There's a Gamma in my Pi!

By definition of the Gamma function, $\sum_{n=1}^{\infty}\frac{\Gamma(n)\;\Gamma(n+1)}{\Gamma(n+2)\;\Gamma(n+3)}=\sum_{n=1}^{\infty}\frac{(n-1)!\;n!}{(n+1)!\;(n+2)!}=\sum_{n=1}^{\infty}\frac{1}{n(n+1)^2(n+2)}.$ Decomposition by partial fractions shows that the series can be further reduced to $\sum_{n=1}^{\infty}\left ( \frac{1/2}{n}-\frac{1/2}{n+2}-\frac{1}{(n+1)^2} \right )=\;\frac{1}{2}\sum_{n=1}^{\infty}\left(\frac{1}{n}-\frac{1}{n+2}\right)-\left(\sum_{n=1}^{\infty}\frac{1}{n^2}-1 \right ).$ The first series on the RHS telescopes giving us

$\frac{1}{2}\left(\frac{3}{2} \right )-\left(\sum_{n=1}^{\infty}\frac{1}{n^2}-1 \right ) =\;\frac{7}{4}-\sum_{n=1}^{\infty}\frac{1}{n^2}=\boxed{\frac{7}{4}-\frac{\pi^2}{6}\approx 0.105}.$

After simplifying, the nth term turns out to be (1/(n)(n+1)(n+1)(n+2)).
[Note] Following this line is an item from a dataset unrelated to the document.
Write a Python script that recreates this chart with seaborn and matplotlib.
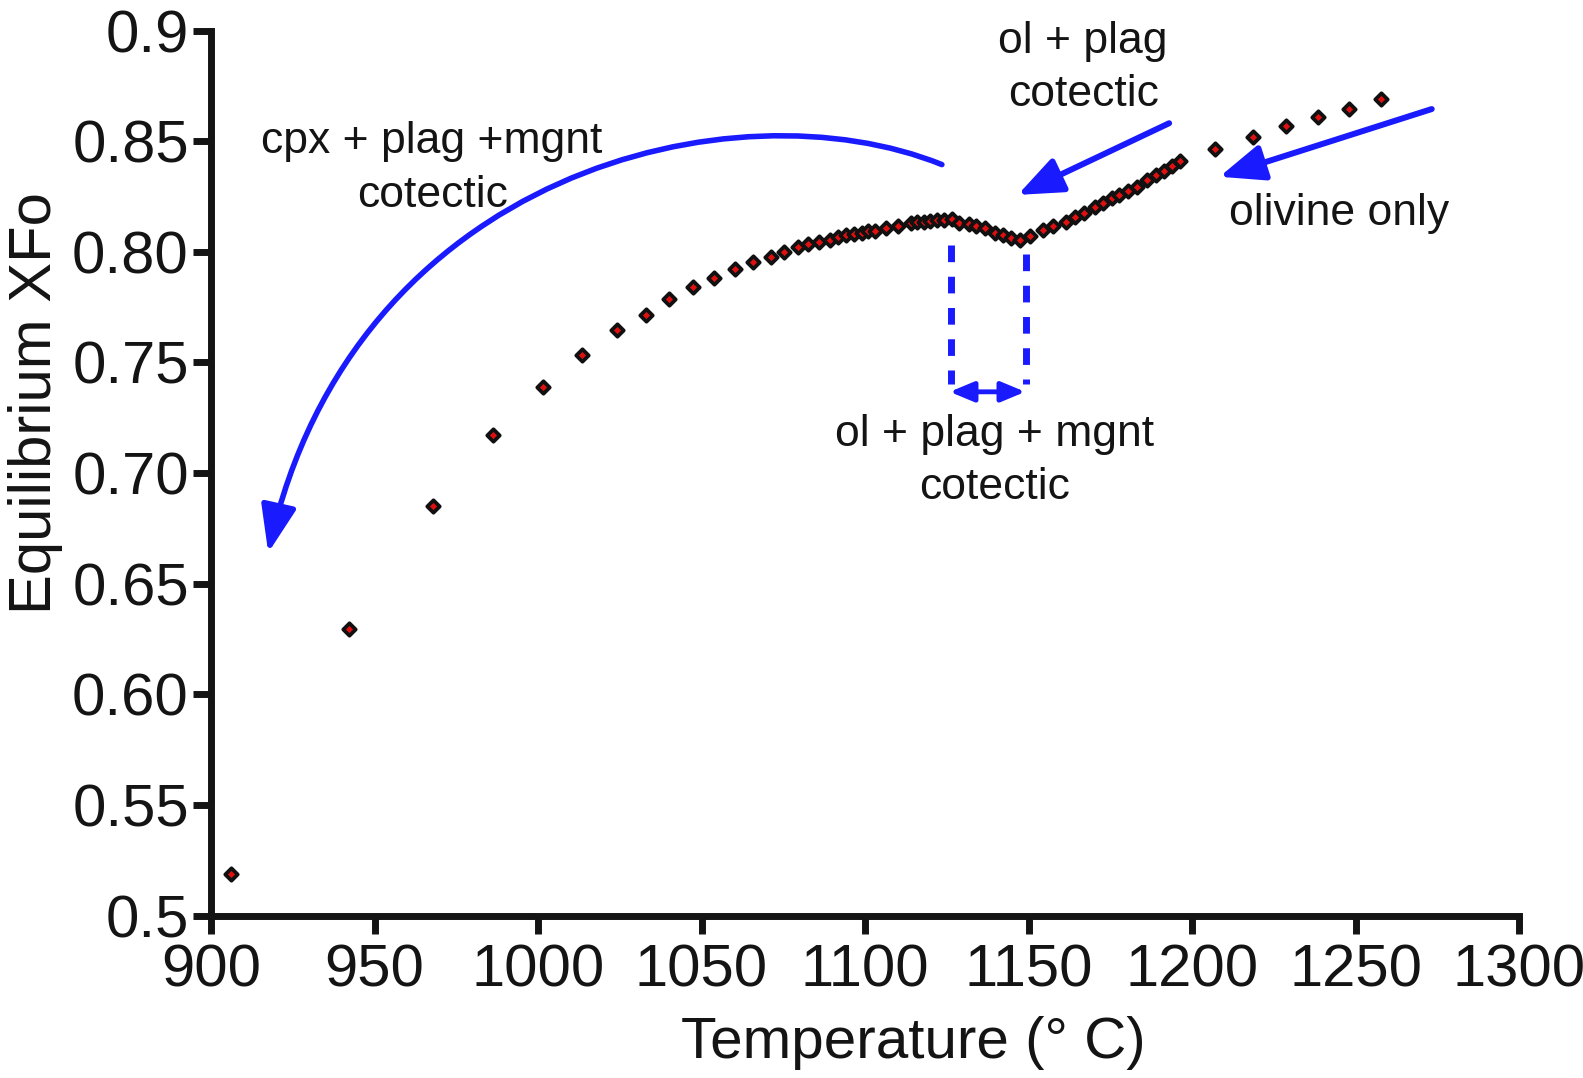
import matplotlib
matplotlib.use("Agg")
import matplotlib.pyplot as plt
import seaborn as sns
import pandas as pd
from matplotlib.patches import FancyArrowPatch
from matplotlib.path import Path

# ---- data ----
temperature = [906.2, 942.3, 967.9, 986.1, 1001.6, 1013.3, 1024.1, 1033.0, 1040.2, 1047.3,
               1053.8, 1060.2, 1065.8, 1071.3, 1075.3, 1079.6, 1082.7, 1086.0, 1089.3, 1091.7,
               1094.2, 1096.7, 1099.0, 1100.8, 1103.1, 1106.4, 1110.0, 1114.1, 1116.0, 1118.0,
               1120.0, 1122.0, 1124.0, 1126.5, 1128.8, 1131.9, 1134.0, 1136.7, 1139.8, 1142.3,
               1144.6, 1147.3, 1150.5, 1154.3, 1157.4, 1161.5, 1164.2, 1167.1, 1170.3, 1172.9,
               1175.4, 1177.8, 1180.5, 1183.1, 1186.1, 1189.0, 1191.5, 1193.8, 1196.3, 1207.0,
               1218.6, 1228.7, 1238.6, 1248.1, 1257.7]
xfo = [0.5186, 0.6295, 0.6852, 0.7171, 0.7390, 0.7532, 0.7646, 0.7714, 0.7786, 0.7839,
       0.7880, 0.7921, 0.7952, 0.7978, 0.8000, 0.8023, 0.8034, 0.8043, 0.8053, 0.8065,
       0.8076, 0.8080, 0.8083, 0.8095, 0.8095, 0.8106, 0.8116, 0.8129, 0.8133, 0.8136,
       0.8139, 0.8142, 0.8144, 0.8147, 0.8131, 0.8124, 0.8116, 0.8106, 0.8086, 0.8076,
       0.8064, 0.8055, 0.8070, 0.8100, 0.8116, 0.8136, 0.8158, 0.8176, 0.8204, 0.8219,
       0.8242, 0.8256, 0.8276, 0.8294, 0.8324, 0.8347, 0.8366, 0.8388, 0.8412, 0.8464,
       0.8517, 0.8568, 0.8608, 0.8645, 0.8689]

x_ticks = [900, 950, 1000, 1050, 1100, 1150, 1200, 1250, 1300]
y_ticks = [0.5, 0.55, 0.60, 0.65, 0.70, 0.75, 0.80, 0.85, 0.9]
y_tick_labels = ["0.5", "0.55", "0.60", "0.65", "0.70", "0.75", "0.80", "0.85", "0.9"]

annotations = ["cpx + plag +mgnt\ncotectic", "ol + plag\ncotectic", "olivine only",
               "ol + plag + mgnt\ncotectic"]

df = pd.DataFrame({"T": temperature, "XFo": xfo})

sns.set_style("ticks")
plt.rcParams["font.family"] = ["Liberation Sans", "DejaVu Sans"]

TXT = "#141414"
BLUE = "#1a1aff"

fig = plt.figure(figsize=(15.83, 10.78), dpi=100)
ax = fig.add_axes([0.1333, 0.1507, 0.8263, 0.8210])

sns.scatterplot(data=df, x="T", y="XFo", ax=ax, marker="D", s=40,
                color="#e01010", edgecolor="#111111", linewidth=2.7, zorder=3)

ax.set_xlim(900, 1300)
ax.set_ylim(0.5, 0.9)
ax.set_xticks(x_ticks)
ax.set_yticks(y_ticks)
ax.set_yticklabels(y_tick_labels)
sns.despine(ax=ax)
for s in ["left", "bottom"]:
    ax.spines[s].set_linewidth(5)
    ax.spines[s].set_color(TXT)
ax.tick_params(axis="both", length=13, width=5, color=TXT, labelsize=43,
               labelcolor=TXT, pad=3)
ax.tick_params(axis="x", pad=7)

ax.set_xlabel("Temperature (° C)", fontsize=42, color=TXT)
ax.set_ylabel("Equilibrium XFo", fontsize=43, color=TXT)
ax.xaxis.set_label_coords(0.537, -0.113)
ax.yaxis.label.set_va("center")
ax.yaxis.set_label_coords(-0.134, 0.579)

# ---- annotations ----
afs = 32
ls = 1.38
ax.text(967.6, 0.8376, annotations[0], fontsize=afs, color=TXT, ha="center",
        va="center", multialignment="center", linespacing=ls)
ax.text(1166.7, 0.8830, annotations[1], fontsize=afs, color=TXT, ha="center",
        va="center", multialignment="center", linespacing=ls)
ax.text(1244.9, 0.8172, annotations[2], fontsize=afs, color=TXT, ha="center",
        va="center")
ax.text(1139.6, 0.7055, annotations[3], fontsize=afs, color=TXT, ha="center",
        va="center", multialignment="center", linespacing=ls)

# curved arrow
verts = [(1123.5, 0.8394), (1060.0, 0.8773), (943.5, 0.8362), (917.5, 0.6640)]
codes = [Path.MOVETO, Path.CURVE4, Path.CURVE4, Path.CURVE4]
curve = FancyArrowPatch(path=Path(verts, codes), arrowstyle="-|>,head_length=1.6,head_width=0.6",
                        mutation_scale=18, color=BLUE, lw=4.0, transform=ax.transData,
                        shrinkA=0, shrinkB=0)
ax.add_patch(curve)

# straight arrows
for (x0, y0), (x1, y1) in [((1193.0, 0.8581), (1146.7, 0.8257)),
                           ((1273.3, 0.8645), (1208.4, 0.8339))]:
    ax.annotate("", xy=(x1, y1), xytext=(x0, y0),
                arrowprops=dict(arrowstyle="-|>,head_length=1.6,head_width=0.65",
                                mutation_scale=17, color=BLUE, lw=4.3,
                                shrinkA=0, shrinkB=0))

# dashed vertical lines
ax.plot([1126.3, 1126.3], [0.8029, 0.7404], color=BLUE, lw=5, dashes=(2.4, 2.1), zorder=2)
ax.plot([1149.2, 1149.2], [0.7988, 0.7404], color=BLUE, lw=5, dashes=(2.4, 2.1), zorder=2)
# double arrow
ax.annotate("", xy=(1149.0, 0.7367), xytext=(1125.9, 0.7367),
            arrowprops=dict(arrowstyle="<|-|>,head_length=1.2,head_width=0.5",
                            mutation_scale=12, color=BLUE, lw=3.5, shrinkA=0, shrinkB=0))

fig.savefig("out.png", dpi=100)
Which simplifies to (1/(n)-1/(n+1))(1/(n+1)-1/(n+2)). Which after multiplying and simplifying further, turns out to be 0.5×(1/(n) - 1/(n+2)) - (1/n+1)^2. The first term telescopes to 3/4 whereas the second term becomes (π^2)/6 - 1. Hence, the answer is 3/4 - (π^2)/6 +1 = 0.105. Of course upto 3 decimal places.